To be honest we don’t recommend any particular exhaust system. Personally Aaron runs the Zipp Kits tuned pipes on the majority of his boats and Daniel runs the Quickdraw tuned pipes on the majority of his.

If we were to recommend one based on price, performance and portability – it would probably be the Zipp Kits Tuned Pipe V3. Coming in at around AU$130 for a complete system, it’s not only cheap but well built.

The pipe itself is built from stainless steel and includes an internal stinger so you do not need to run a bulky external muffler. The combo can come in a range of different configurations with options including a 90, 100 or 105 degree headers. The 90 degree headers also have the option of 1″,1.5″, 2″ or even 3″ offset from the exhaust port. Finally you can also pay an extra $1 and have Zipp Kits pre-cut the header so it’s a quick and neat installation.

Take note: This system is best suited for any Zenoah G230, G260, G290, G300 and equivalent RCMK and Tiger King. For a G320 or above, it’s probably better to start looking at a system with a 1″ inner diameter header.

How do I tune the Zipp Kits Super Tuned V3 pipe?

The Zipp Kits pipe was designed to provide a long, flat torque curve so that you can pull a wide variety of props while staying in the usable RPM range. This pipe will keep up with all of the fancy and expensive pipes, as long as you understand what you are doing.

There are many good web pages that describe exactly how tuned pipes work, but the only thing you have to know is that they use sound waves to force the fuel/air mixture back into the cylinder before the piston closes the port. If the pipe is too long or too short, the cylinder will not fully charge and you won’t see a big gain in power.

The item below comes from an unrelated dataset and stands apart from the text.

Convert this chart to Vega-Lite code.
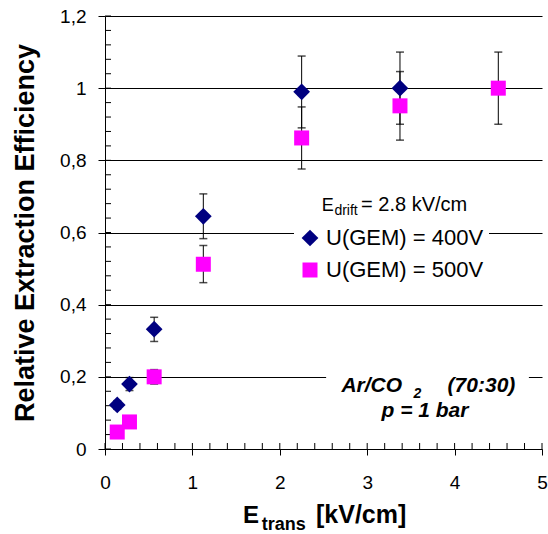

Set the pipe at exactly 13.5 inches from the face of the exhaust port to the largest part of the tuned pipe. Be sure to measure along the centreline of the header, around the bend. With the pipe at 13.5, try different props until you find one that the boat likes.

Now that you have a baseline. Run the boat and try to determine when the pipe “hits”. If you pay attention, you can see and hear when the pipe hits.
It is like a little shot of nitrous.

With the boat on plane, very slowly open the throttle. You will find a point that the engine seems to just jump in power. Do this several times and try to remember where the throttle is when this happens.

If the pipe is too long, this will happen below half throttle.
If short, you will never feel it at all.

In a situation where you think it never ‘hits’ pull it out ¼ inch and try again.

For oval racing we want the pipe to hit at around 70-80% throttle.